Chang and the UCB research team are working with a common catalyst, molybdenite, which is less expensive than platinum. Molybdenite is composed of molybdenum and sulfur (MoS2) and is getting increasing interest as a fuel cell catalyst. When built up to an optimum shape the material catalyzes reactions like the splitting of water into hydrogen and oxygen only at the edges, where triangles of molybdenum and two sulfur atoms stick out like pennants to react with the reactants.
Change explains, “These edge sites look like little MoS2 triangles, and the triangular area does the business.”
Customarily catalysts are usually metals that speed up chemical reactions. They’re used across the chemical industry, petroleum industry and as close to each of us as the catalytic converter in automobile exhaust. The big goal in catalytic conversion is the fuel cell, to extract the energy of hydrogen into electricity.
The UCB team is seeking to find ways to expose as much as possible of the catalyst material surface where the chemistry can be assisted in the reaction. The engineering then would greatly reduce the amount of catalyst needed to get the reaction accomplished.
Chang and his colleagues created a small carbon framework using complex organic synthesis techniques to hold the MoS2 triangle so that “every molecule has a discrete edge site that is a catalytically active unit.” Those are what are thought to have been dropped into to the acidic and sea water.
The future goal is maximizing the number of catalytic sites for a given volume and boosting ultimate efficiency. Chang hopes to assemble billions of these molecules on a thin, ridged wafer.
Looking ahead Chang said, “There are many other types of materials out there for which people might want to generate edge-site fragments rather than use a bulk material with just a few edge or defect sites. With hydrogen being touted as a clean burning fuel that generates no CO2, creating cheaper and better catalysts has become a big and important field now. The main push is toward more earth-abundant materials than the rare metals like platinum.”

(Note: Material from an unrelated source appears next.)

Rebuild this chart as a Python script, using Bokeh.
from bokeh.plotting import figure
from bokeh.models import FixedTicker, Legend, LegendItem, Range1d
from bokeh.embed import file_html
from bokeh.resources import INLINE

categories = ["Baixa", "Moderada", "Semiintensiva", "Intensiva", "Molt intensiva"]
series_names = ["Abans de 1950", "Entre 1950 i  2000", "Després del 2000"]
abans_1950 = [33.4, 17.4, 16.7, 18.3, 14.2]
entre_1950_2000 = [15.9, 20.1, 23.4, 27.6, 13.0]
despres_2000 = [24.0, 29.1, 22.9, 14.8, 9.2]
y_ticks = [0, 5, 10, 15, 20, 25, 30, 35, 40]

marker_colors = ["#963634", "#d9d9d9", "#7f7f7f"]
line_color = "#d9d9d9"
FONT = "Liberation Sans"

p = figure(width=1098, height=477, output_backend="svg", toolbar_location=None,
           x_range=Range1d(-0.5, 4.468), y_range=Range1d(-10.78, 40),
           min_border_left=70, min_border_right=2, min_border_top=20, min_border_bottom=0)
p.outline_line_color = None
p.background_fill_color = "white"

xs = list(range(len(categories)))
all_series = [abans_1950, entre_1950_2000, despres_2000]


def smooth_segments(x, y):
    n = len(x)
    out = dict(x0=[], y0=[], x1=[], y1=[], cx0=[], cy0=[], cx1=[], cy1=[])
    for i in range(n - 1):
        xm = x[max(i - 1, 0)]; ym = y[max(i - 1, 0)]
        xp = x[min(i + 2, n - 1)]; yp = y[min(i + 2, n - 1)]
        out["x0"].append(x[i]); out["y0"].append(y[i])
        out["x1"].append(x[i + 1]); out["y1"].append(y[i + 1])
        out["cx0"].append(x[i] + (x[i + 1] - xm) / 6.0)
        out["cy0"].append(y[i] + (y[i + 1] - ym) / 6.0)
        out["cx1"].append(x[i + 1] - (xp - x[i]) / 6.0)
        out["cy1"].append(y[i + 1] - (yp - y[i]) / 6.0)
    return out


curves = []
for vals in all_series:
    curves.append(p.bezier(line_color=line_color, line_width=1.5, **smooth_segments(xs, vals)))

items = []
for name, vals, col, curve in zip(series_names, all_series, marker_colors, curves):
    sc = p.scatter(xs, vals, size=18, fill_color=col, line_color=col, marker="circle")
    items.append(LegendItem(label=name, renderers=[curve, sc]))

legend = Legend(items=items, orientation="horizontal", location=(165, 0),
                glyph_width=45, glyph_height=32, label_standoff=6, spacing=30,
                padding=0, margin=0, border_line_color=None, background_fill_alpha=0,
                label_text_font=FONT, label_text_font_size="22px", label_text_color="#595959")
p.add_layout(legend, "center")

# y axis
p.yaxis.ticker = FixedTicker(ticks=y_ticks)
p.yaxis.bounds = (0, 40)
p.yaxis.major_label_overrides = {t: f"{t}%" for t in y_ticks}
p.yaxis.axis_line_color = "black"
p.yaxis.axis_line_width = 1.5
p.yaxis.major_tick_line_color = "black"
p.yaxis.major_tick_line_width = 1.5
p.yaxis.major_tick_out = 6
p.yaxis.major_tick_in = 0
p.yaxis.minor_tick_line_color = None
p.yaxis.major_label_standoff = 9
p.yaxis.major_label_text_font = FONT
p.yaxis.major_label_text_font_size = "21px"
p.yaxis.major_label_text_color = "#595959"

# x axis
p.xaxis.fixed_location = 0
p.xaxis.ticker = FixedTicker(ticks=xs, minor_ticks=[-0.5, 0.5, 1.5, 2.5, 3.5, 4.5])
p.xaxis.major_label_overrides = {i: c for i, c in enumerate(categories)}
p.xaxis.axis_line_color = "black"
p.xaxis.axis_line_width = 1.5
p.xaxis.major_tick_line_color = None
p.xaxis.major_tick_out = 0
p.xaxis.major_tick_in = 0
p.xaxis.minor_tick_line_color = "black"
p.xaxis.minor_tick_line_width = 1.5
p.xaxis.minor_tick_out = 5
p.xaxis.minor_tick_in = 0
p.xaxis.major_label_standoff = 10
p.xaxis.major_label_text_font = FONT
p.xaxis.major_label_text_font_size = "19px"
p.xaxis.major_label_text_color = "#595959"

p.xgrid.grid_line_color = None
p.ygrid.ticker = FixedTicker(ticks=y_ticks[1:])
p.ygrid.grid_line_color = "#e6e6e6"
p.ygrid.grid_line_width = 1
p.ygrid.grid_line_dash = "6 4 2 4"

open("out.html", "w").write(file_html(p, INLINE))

The UCB team members working with Chang are Jeffrey R. Long, UC Berkeley professor of chemistry and faculty scientist at Lawrence Berkeley National Laboratory, professor of chemistry Marcin Majda, and post-doctoral fellows Hemamala I. Karunadasa, Elizabeth Montalvo and Yujie Sun.
It will be quite an interesting development if the UCB team has established threshold of producing hydrogen without an energy input. One would expect intense efforts to get practical systems at scale as soon as possible at economical pricing. A low cost, long lasting catalyst making cheap hydrogen would be a sea change in energy economics.
The research abstract hints and the press release is quite bold. One sure hopes its not an error or misinterpretation.